Wutradfahrer fordern mehr Platz
05.04.2019, 15:03 Uhr
Berliner Fahrradverein demonstriert gegen Verkehrsminister Scheuer
Der Berliner Verein Changing Cities hat am Donnerstag gegen die Verkehrspolitik des Bundesverkehrsministeriums unter der Leitung von Bundesminister Scheuer demonstriert.
Dessen Verkehrspolitik sei auf Autos fokussiert und ignoriere den Klimawandel, so der Vorwurf des Vereins, der auch das Berliner Radverkehrsgesetz vorangebracht hatte. Die Demonstranten forderten „ein Ministerium für Mobilität und keinen Minister für Verkehr", so der Wortlaut. Nur mit einer echten Verkehrswende könnten die Ziele des Pariser Abkommens zur Begrenzung der Erderwärmung eingehalten werden.
„Die Mehrheit der Menschen in den Städten ist heute tatsächlich mit dem Rad und zu Fuß unterwegs oder nutzt den öffentlichen Nahverkehr. Allein aus diesem Grund braucht Deutschland ein ganz anderes Verständnis von Mobilität. Eine Verkehrswende ist nicht nur gut fürs Klima, sie ist auch demokratischer. Nutzen Sie doch auch einfach mal Ihren gesunden Menschenverstand, Herr Scheuer!“, sagt der Vereinssprecher Tim Lehmann.
Seit einem Jahr ist Andreas Scheuer (CSU) Verkehrsminister. Seine Bilanz ist verheerend, so die Demonstranten. So sei der Straßenbau-Etat seit 2017 um 45 Prozent gestiegen, die Förderung des Schienenverkehrs aber nur um 4 Prozent. Die Pkw-Zulassungen seien um 1,7 Prozent im Vergleich zum Vorjahr gestiegen, auch dies zum Missfallen des fahrradaffinen Vereins. Seit Jahrzehnten werde der Diesel trotz Dieselskandal weiterhin subventioniert, und zwar mit etwa 9,5 Milliarden Euro im Jahr. Die CO2-Emissionen im Verkehrsbereich seien um 20 Prozent seit 1995 gestiegen, weil mehr Lkw und schwere Pkw unterwegs sind. Dienstwagenprivileg und Pendlerpauschale kosteten den Staat mindestens 8 Milliarden Euro pro Jahr an entgangenen Einnahmen, so die Vorwürfe.
„Der Verkehrsminister steht ungebrochen für eine autozentrierte Politik.
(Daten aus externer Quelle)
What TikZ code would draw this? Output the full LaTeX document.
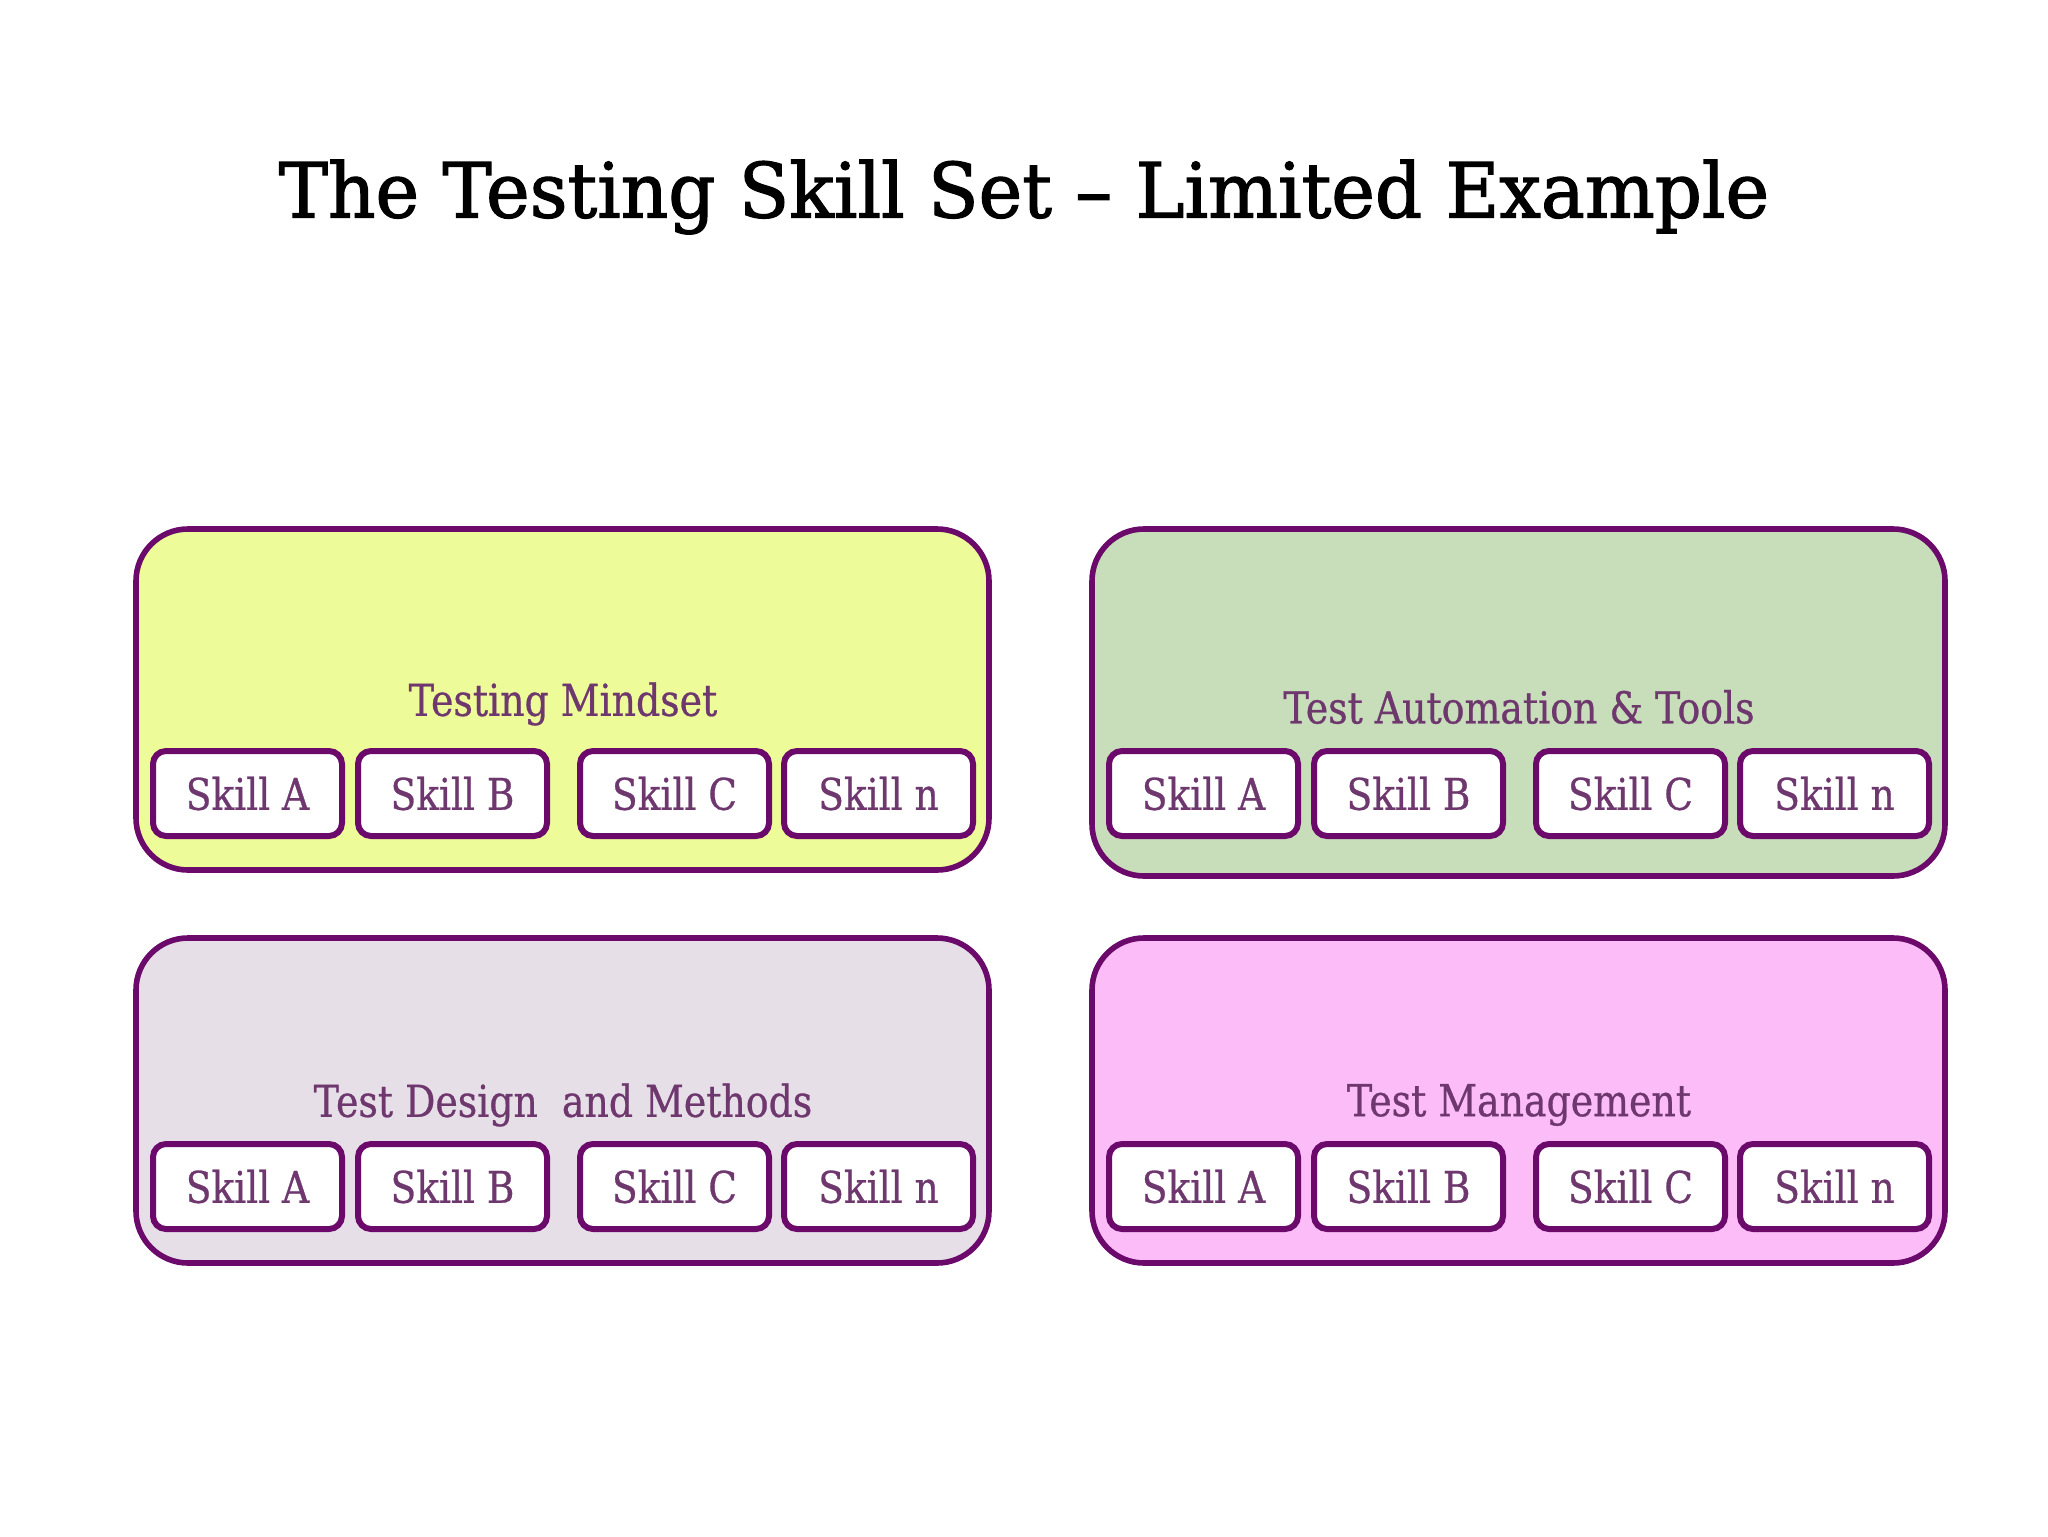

Ihm ist der Klimawandel ein Hindernis, kein Ansporn für politisches Handeln. Die Streicheleinheiten der Autolobby sind ihm wichtiger als alles andere. Er richtet seine Politik danach aus, wer ihm genehm ist, nicht nach den Bedürfnissen der Menschen“, so die Vereinssprecherin Isabell Eberlein.
Der Verein betrachtet öffentlichen Raum in den Städten als zu wertvoll, um ihn nur als Abstellplatz für immer mehr und immer größere Fahrzeuge zu nutzen. Sichere und nachhaltige Mobilität für alle und lebenswerte Städte mit Umwelt- und Klimaschutz müssten künftig das Ziel aller Planungen sein. „Mit seinen absurden Lösungsvorschlägen – nicht existente technische Innovationen, Bio-Benzin und Fahrradhelme – kriegt man den Klimawandel nicht in den Griff!“, sagt Michael Schulte, Vorstandsmitglied von Changing Cities. „Die Menschen sind in ihrem Mobilitätsverhalten längst viel weiter.” Die Donnerstagsaktion „Rote Karte für Scheuer“ soll in etwa einem Monat wiederholt werden.